Le résultat semble pleinement satisfaisant et inaugure peut-être une nouvelle génération de contenus numériques adaptés aux terminaux tactiles. Pas si sûr, car les coûts de production restent élevés et qu’il faut un circuit de distribution suffisamment large pour pouvoir les amortir. Quand Apple aura écoulé 200 millions d’iPads, le contexte de marché sera nettement plus favorable (d’autant plus si les films interactifs peuvent également être lus sur AppleTV). Mais pour le moment il va falloir faire avec la concurrence pour pouvoir atteindre la masse critique de clients potentiels. Ors, les terminaux concurrents en question sont propulsés par un système d’exploitation beaucoup moins fermé (Android) et permettent surtout de consommer des contenus Flash.

Flash ? Oui tout à fait, Flash pourrait être la solution pour sortir de l’enclave d’iTunes et permettre aux producteurs de diffuser (commercialiser) leurs contenus auprès du plus grand nombre. Nous pourrions ainsi tout à fait imaginer un player universel disponible sur un grand nombre de touchbook permettant de consommer ces contenus avec une gestion fine des DRM, une marketplace et même une communauté.

Vous pourriez me dire que cela ne sert à rien de remplacer un système verrouillé (iTunes / iPad) par un autre système verrouillé (DRM, player semi-propiétaire) mais je vous répondrais que les producteurs y trouveraient sûrement leur compte. L’objectif étant de monétiser des contenus de qualité auprès du plus grand nombre.

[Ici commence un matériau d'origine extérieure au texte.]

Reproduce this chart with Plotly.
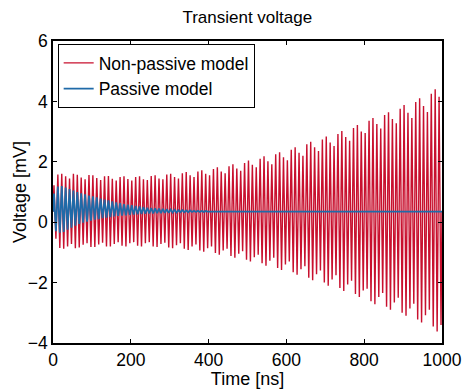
import plotly.graph_objects as go

# ---- data (peak values per oscillation cycle, mV) ----
PERIOD_NS = 10.0          # one oscillation cycle ~10 ns
T_END = 1000.0
START_LEVEL = 0.35        # both signals start / settle near this level
SETTLE_LEVEL = 0.35

red_upper = [
    1.22, 1.58, 1.60, 1.52, 1.45, 1.60, 1.57, 1.48, 1.42, 1.56,
    1.55, 1.46, 1.40, 1.52, 1.53, 1.44, 1.38, 1.50, 1.52, 1.43,
    1.38, 1.50, 1.52, 1.42, 1.40, 1.53, 1.55, 1.45, 1.42, 1.58,
    1.60, 1.50, 1.45, 1.62, 1.66, 1.55, 1.50, 1.68, 1.72, 1.60,
    1.55, 1.76, 1.82, 1.68, 1.62, 1.85, 1.92, 1.78, 1.70, 1.96,
    2.04, 1.90, 1.82, 2.10, 2.18, 2.02, 1.92, 2.25, 2.32, 2.15,
    2.05, 2.40, 2.48, 2.30, 2.20, 2.58, 2.66, 2.48, 2.36, 2.74,
    2.84, 2.64, 2.52, 2.92, 3.02, 2.82, 2.70, 3.12, 3.22, 3.00,
    2.95, 3.36, 3.45, 3.25, 3.10, 3.55, 3.64, 3.42, 3.28, 3.76,
    3.88, 3.62, 3.45, 3.98, 4.10, 3.85, 3.65, 4.25, 4.40, 4.15,
]
red_lower = [
    -0.55, -0.85, -0.88, -0.80, -0.72, -0.86, -0.84, -0.75, -0.70, -0.82,
    -0.82, -0.74, -0.68, -0.80, -0.80, -0.72, -0.66, -0.78, -0.80, -0.70,
    -0.66, -0.78, -0.80, -0.70, -0.66, -0.80, -0.82, -0.72, -0.68, -0.84,
    -0.86, -0.76, -0.70, -0.88, -0.92, -0.80, -0.74, -0.94, -0.98, -0.86,
    -0.80, -1.02, -1.08, -0.94, -0.88, -1.12, -1.18, -1.04, -0.96, -1.24,
    -1.30, -1.16, -1.08, -1.36, -1.44, -1.28, -1.18, -1.52, -1.58, -1.40,
    -1.30, -1.66, -1.74, -1.56, -1.46, -1.84, -1.92, -1.72, -1.60, -2.00,
    -2.10, -1.90, -1.76, -2.18, -2.28, -2.06, -1.94, -2.38, -2.48, -2.26,
    -2.20, -2.62, -2.72, -2.48, -2.34, -2.80, -2.90, -2.66, -2.50, -3.00,
    -3.10, -2.86, -2.70, -3.22, -3.32, -3.08, -2.90, -3.45, -3.62, -3.40,
]
blue_upper = [
    0.95, 1.18, 1.20, 1.15, 1.10, 1.05, 1.00, 0.96, 0.92, 0.88,
    0.86, 0.82, 0.78, 0.75, 0.72, 0.69, 0.66, 0.63, 0.60, 0.58,
    0.56, 0.54, 0.52, 0.50, 0.48, 0.47, 0.46, 0.45, 0.44, 0.43,
    0.42, 0.41, 0.40, 0.40, 0.39, 0.39, 0.38, 0.38, 0.37, 0.37,
]
blue_lower = [
    -0.30, -0.35, -0.32, -0.25, -0.18, -0.12, -0.06, -0.02, 0.02, 0.05,
    0.08, 0.10, 0.13, 0.15, 0.17, 0.19, 0.21, 0.22, 0.23, 0.24,
    0.25, 0.26, 0.27, 0.28, 0.29, 0.29, 0.30, 0.30, 0.31, 0.31,
    0.32, 0.32, 0.33, 0.33, 0.33, 0.34, 0.34, 0.34, 0.34, 0.35,
]

x_ticks = [0, 200, 400, 600, 800, 1000]
y_ticks = [-4, -2, 0, 2, 4, 6]


def zigzag(upper, lower, phase):
    xs, ys = [0.0], [START_LEVEL]
    for i, (u, l) in enumerate(zip(upper, lower)):
        base = i * PERIOD_NS + phase
        xs += [base + PERIOD_NS * 0.25, base + PERIOD_NS * 0.75]
        ys += [u, l]
    if xs[-1] < T_END:
        xs.append(T_END)
        ys.append(SETTLE_LEVEL)
    return xs, ys


rx, ry = zigzag(red_upper, red_lower, 0.0)
bx, by = zigzag(blue_upper, blue_lower, 0.0)

FONT = "Arial, Liberation Sans, sans-serif"

fig = go.Figure()
fig.add_trace(go.Scatter(x=rx, y=ry, mode="lines", name="Non-passive model",
                         line=dict(color="#c8102e", width=1.4)))
fig.add_trace(go.Scatter(x=bx, y=by, mode="lines", name="Passive model",
                         line=dict(color="#1f6aa8", width=1.8)))

fig.update_layout(
    width=464, height=389,
    margin=dict(l=53, r=22, t=41, b=46),
    paper_bgcolor="white", plot_bgcolor="white",
    font=dict(family=FONT, size=18, color="black"),
    title=dict(text="Transient voltage", x=0.533, xanchor="center",
               y=0.955, yanchor="middle", font=dict(size=17)),
    showlegend=True,
    legend=dict(x=0.012, y=0.99, xanchor="left", yanchor="top",
                bgcolor="white", bordercolor="black", borderwidth=1,
                font=dict(size=17.5), tracegroupgap=0),
    annotations=[dict(text="Voltage [mV]", textangle=-90, showarrow=False,
                      xref="paper", yref="paper", x=-33 / 389, y=0.5,
                      xanchor="center", yanchor="middle",
                      font=dict(size=18))],
)
fig.update_xaxes(range=[0, 1000], tickvals=x_ticks, ticks="inside",
                 ticklen=4, tickcolor="black", showline=True, linecolor="black",
                 linewidth=1.5, mirror="ticks", showgrid=False, zeroline=False,
                 automargin=False,
                 title=dict(text="Time [ns]", standoff=0, font=dict(size=18)),
                 tickfont=dict(size=17.5))
fig.update_yaxes(range=[-4, 6], tickvals=y_ticks, ticks="inside",
                 ticklen=4, tickcolor="black", showline=True, linecolor="black",
                 linewidth=1.5, mirror="ticks", showgrid=False, zeroline=False,
                 automargin=False,
                 tickfont=dict(size=17.5))

fig.write_html("out.html")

Bref, tout ça pour dire que le format touchbook évolue réellement dans le bon sens en s’éloignant des usages propres aux smartphones et en proposant des expériences nouvelles (mais à partir de contenus existants). Offriront-ils une seconde vie aux contenus numériques existants ? Oui certainement, en tout cas les producteurs auraient bien tort de se priver.